++++ Data excerpts ++++
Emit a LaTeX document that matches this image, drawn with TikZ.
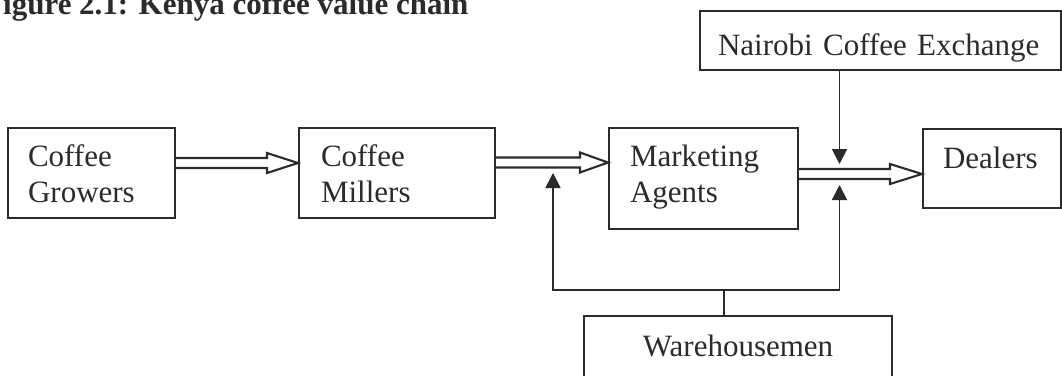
\documentclass[tikz,border=0pt]{standalone}
\usepackage{fontspec}
\setmainfont{Liberation Serif}
\usetikzlibrary{arrows.meta,calc}
\definecolor{ink}{HTML}{2B2B2B}
\begin{document}
\begin{tikzpicture}[x=1pt,y=1pt,
  box/.style={draw=ink, line width=2.1pt, inner ysep=0pt, anchor=north west, text=ink,
    font=\fontsize{31pt}{36pt}\selectfont, align=left},
  dblarr/.style={draw=ink, line width=2.1pt, line join=miter},
  arr/.style={draw=ink, line width=1.8pt, -{Triangle[length=15pt,width=15pt]}},
  conn/.style={draw=ink, line width=1.8pt}]
\useasboundingbox (0,0) rectangle (1062,-375);
\fill[white] (0,0) rectangle (1062,-375);
\clip (0,0) rectangle (1062,-375);
% title (top cut off in the reference)
\node[anchor=base west, text=ink, inner sep=0pt,
  font=\fontsize{31pt}{36pt}\selectfont\bfseries] (title) at (3,-14) {igure 2.1: Kenya coffee value chain};
% boxes
\node[box, inner xsep=20pt, text width=127pt, text height=38pt, text depth=52pt] (g) at (7,-127) {Coffee\\Growers};
\node[box, inner xsep=22pt, text width=152pt, text height=38pt, text depth=52pt] (m) at (298,-127) {Coffee\\Millers};
\node[box, inner xsep=21pt, text width=147pt, text height=38pt, text depth=63pt] (ma) at (608,-127) {Marketing\\Agents};
\node[box, inner xsep=20pt, text width=98pt, text height=39pt, text depth=40pt] (d) at (922,-128) {Dealers};
\node[box, inner xsep=18pt, text width=325pt, text height=44pt, text depth=15pt] (nce) at (699,-10) {Nairobi Coffee Exchange};
\node[box, align=center, inner xsep=10pt, text width=288pt, text height=40pt, text depth=50pt] (w) at (583,-315) {Warehousemen};
% double (hollow) arrows
\draw[dblarr] let \p1=(g.east), \p2=(m.west) in
  (\x1,-158) -- (\x2-31pt,-158) -- (\x2-31pt,-153) -- (\x2,-163) -- (\x2-31pt,-173) -- (\x2-31pt,-168) -- (\x1,-168);
\draw[dblarr] let \p1=(m.east), \p2=(ma.west) in
  (\x1,-157.5) -- (\x2-28pt,-157.5) -- (\x2-28pt,-152.5) -- (\x2,-162.5) -- (\x2-28pt,-172.5) -- (\x2-28pt,-167.5) -- (\x1,-167.5);
\draw[dblarr] let \p1=(ma.east), \p2=(d.west) in
  (\x1,-169) -- (\x2-32pt,-169) -- (\x2-32pt,-164) -- (\x2,-174) -- (\x2-32pt,-184) -- (\x2-32pt,-179) -- (\x1,-179);
% single arrows
\coordinate (j) at (724,-290);
\coordinate (lt) at (553,-173);
\coordinate (rt) at (839.5,-185);
\coordinate (nt) at (839.5,-164);
\draw[conn] (w.north -| j) -- (j);
\draw[arr] (j) -| (lt);
\draw[arr] (j) -| (rt);
\draw[arr] (nce.south -| nt) -- (nt);
\end{tikzpicture}
\end{document}
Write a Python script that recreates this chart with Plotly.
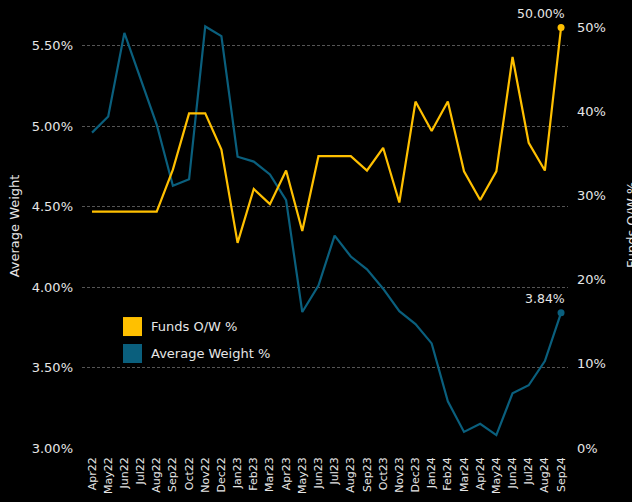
import plotly.graph_objects as go

months = ["Apr22", "May22", "Jun22", "Jul22", "Aug22", "Sep22", "Oct22", "Nov22", "Dec22",
          "Jan23", "Feb23", "Mar23", "Apr23", "May23", "Jun23", "Jul23", "Aug23", "Sep23",
          "Oct23", "Nov23", "Dec23", "Jan24", "Feb24", "Mar24", "Apr24", "May24", "Jun24",
          "Jul24", "Aug24", "Sep24"]

funds_ow = [28.1, 28.1, 28.1, 28.1, 28.1, 33.1, 39.8, 39.8, 35.5, 24.4, 30.8, 29.0, 33.0, 25.8,
            34.7, 34.7, 34.7, 33.0, 35.7, 29.2, 41.2, 37.7, 41.2, 32.9, 29.5, 32.9, 46.5, 36.3,
            33.0, 50.0]

avg_weight = [4.96, 5.06, 5.58, 5.29, 5.01, 4.63, 4.67, 5.62, 5.56, 4.81, 4.78, 4.70, 4.54, 3.845,
              4.01, 4.32, 4.19, 4.11, 3.99, 3.85, 3.77, 3.65, 3.29, 3.10, 3.15, 3.08, 3.34, 3.39,
              3.54, 3.84]

left_ticks = [3.0, 3.5, 4.0, 4.5, 5.0, 5.5]
right_ticks = [0, 10, 20, 30, 40, 50]

YELLOW = "#FFC000"
BLUE = "#0A5F7D"
TXT = "#E6E6E6"
FONT = "DejaVu Sans"

x = list(range(len(months)))

fig = go.Figure()
fig.add_trace(go.Scatter(x=x, y=avg_weight, mode="lines", line=dict(color=BLUE, width=2.2),
                         name="Average Weight %", yaxis="y", showlegend=False))
fig.add_trace(go.Scatter(x=x, y=funds_ow, mode="lines", line=dict(color=YELLOW, width=2.2),
                         name="Funds O/W %", yaxis="y2", showlegend=False))
# end markers
fig.add_trace(go.Scatter(x=[x[-1]], y=[avg_weight[-1]], mode="markers",
                         marker=dict(color=BLUE, size=7), yaxis="y", showlegend=False))
fig.add_trace(go.Scatter(x=[x[-1]], y=[funds_ow[-1]], mode="markers",
                         marker=dict(color=YELLOW, size=7), yaxis="y2", showlegend=False))

fig.add_annotation(x=x[-1], y=avg_weight[-1], yref="y", text=f"{avg_weight[-1]:.2f}%",
                   showarrow=False, xanchor="right", yanchor="bottom", xshift=6, yshift=5,
                   font=dict(family=FONT, size=12.5, color=TXT))
fig.add_annotation(x=x[-1], y=funds_ow[-1], yref="y2", text=f"{funds_ow[-1]:.2f}%",
                   showarrow=False, xanchor="right", yanchor="bottom", xshift=6, yshift=5,
                   font=dict(family=FONT, size=12.5, color=TXT))

# axis titles
fig.add_annotation(xref="paper", yref="paper", x=-0.138, y=0.52, text="Average Weight",
                   textangle=-90, showarrow=False, xanchor="center", yanchor="middle",
                   font=dict(family=FONT, size=13, color=TXT))
fig.add_annotation(xref="paper", yref="paper", x=1.131, y=0.52, text="Funds O/W %",
                   textangle=-90, showarrow=False, xanchor="center", yanchor="middle",
                   font=dict(family=FONT, size=13, color=TXT))

# custom legend
legend_items = [("Funds O/W %", YELLOW, 0.306), ("Average Weight %", BLUE, 0.243)]
for label, col, ytop in legend_items:
    fig.add_shape(type="rect", xref="paper", yref="paper", x0=0.0844, x1=0.1235,
                  y0=ytop - 0.0444, y1=ytop, fillcolor=col, line=dict(width=0))
    fig.add_annotation(xref="paper", yref="paper", x=0.1379, y=ytop - 0.0222, text=label,
                       showarrow=False, xanchor="left", yanchor="middle",
                       font=dict(family=FONT, size=13, color=TXT))

fig.update_layout(
    width=632, height=502,
    margin=dict(l=82, r=64, t=20, b=54),
    paper_bgcolor="black", plot_bgcolor="black",
    font=dict(family=FONT, color=TXT, size=12),
    xaxis=dict(range=[-0.62, 29.43], tickmode="array", tickvals=x, ticktext=months,
               tickangle=-90, showgrid=False, zeroline=False, showline=False,
               tickfont=dict(size=11, color=TXT), ticks="", ticklabelstandoff=6,
               automargin=False),
    yaxis=dict(range=[3.0, 5.66], tickmode="array", tickvals=left_ticks,
               ticktext=[f"{v:.2f}%" for v in left_ticks], showgrid=True,
               gridcolor="#555555", griddash="3px,2px", gridwidth=1, zeroline=False,
               showline=False, ticks="", ticklabelstandoff=8, automargin=False,
               tickfont=dict(size=13, color=TXT)),
    yaxis2=dict(range=[0, 50.9], overlaying="y", side="right", tickmode="array",
                tickvals=right_ticks, ticktext=[f"{v}%" for v in right_ticks],
                showgrid=False, zeroline=False, showline=False, ticks="",
                ticklabelstandoff=8, automargin=False, tickfont=dict(size=13, color=TXT)),
)

fig.write_html("out.html", config={"displayModeBar": False},
               post_script="document.body.style.margin='0';document.body.style.overflow='hidden';")
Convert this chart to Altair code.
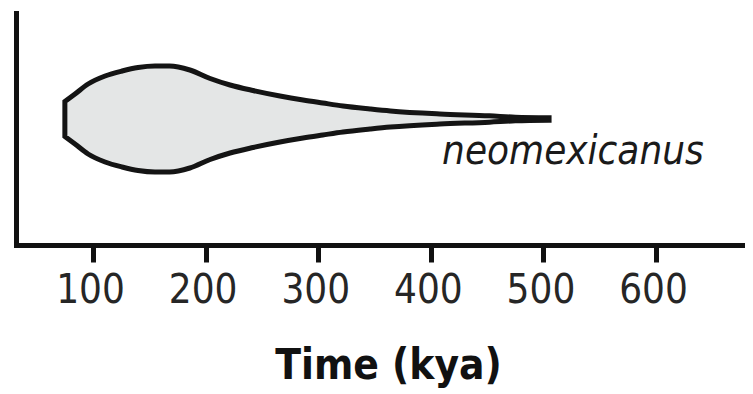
import altair as alt
import pandas as pd

# Violin outline (time in kya, half-width in arbitrary density units)
time_kya = [75, 84, 95.6, 110.7, 125.8, 140, 155, 168, 186, 204, 221.7, 242, 266, 286.5, 304, 322, 346, 364, 408, 452, 475, 505]
half_width = [17.5, 25, 35, 43, 48, 51.5, 53, 53, 49, 40.5, 34, 28.5, 23, 19, 16, 13, 10, 8, 5, 3.2, 1.8, 1.2]

tick_values = [100, 200, 300, 400, 500, 600]
species_label = ["neomexicanus"]
label_x = [410]
label_y = [-45]

FONT = "DejaVu Sans Condensed, Liberation Sans Narrow, DejaVu Sans, sans-serif"

df = pd.DataFrame({
    "time": time_kya,
    "lo": [-h for h in half_width],
    "hi": half_width,
})
lab = pd.DataFrame({"time": label_x, "y": label_y, "name": species_label})

xscale = alt.Scale(domain=[31.6, 679], nice=False, zero=False)
yscale = alt.Scale(domain=[-126, 106], nice=False, zero=False)

violin = alt.Chart(df).mark_area(
    fill="#e4e6e6", stroke="#141414", strokeWidth=5, interpolate="monotone"
).encode(
    x=alt.X("time:Q", scale=xscale, axis=alt.Axis(
        values=tick_values, format="d", grid=False,
        domainColor="#111111", domainWidth=5, domainCap="square",
        tickColor="#111111", tickWidth=5, tickSize=17,
        labelFont=FONT, labelFontSize=40, labelColor="#262626", labelPadding=8,
        labelOffset=-3, labelFlush=False, labelOverlap=False,
        title="Time (kya)", titleFont=FONT, titleFontSize=42, titleFontWeight="bold",
        titleColor="#111111", titleX=372, titleY=133, titleBaseline="alphabetic",
        titleAlign="center",
    )),
    y=alt.Y("lo:Q", scale=yscale, axis=alt.Axis(
        title="", labels=False, ticks=False, grid=False,
        domainColor="#111111", domainWidth=5, domainCap="square",
    )),
    y2="hi:Q",
)

text = alt.Chart(lab).mark_text(
    font=FONT, fontSize=40, fontStyle="italic", align="left",
    baseline="alphabetic", color="#1a1a1a",
).encode(
    x=alt.X("time:Q", scale=xscale),
    y=alt.Y("y:Q", scale=yscale),
    text="name:N",
)

chart = alt.layer(violin, text).properties(
    width=729, height=232,
    autosize=alt.AutoSizeParams(type="none"),
    padding={"left": 8, "top": 5, "right": 0, "bottom": 145},
    background="white",
).configure_view(strokeWidth=0)

chart.save("out.html", embed_options={"renderer": "svg", "actions": False})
++++
● **Given task**: Where a line of the records above holds the word "this", copy that line.

● **Completed task**:
Emit a LaTeX document that matches this image, drawn with TikZ.
Write a Python script that recreates this chart with Plotly.
Convert this chart to Altair code.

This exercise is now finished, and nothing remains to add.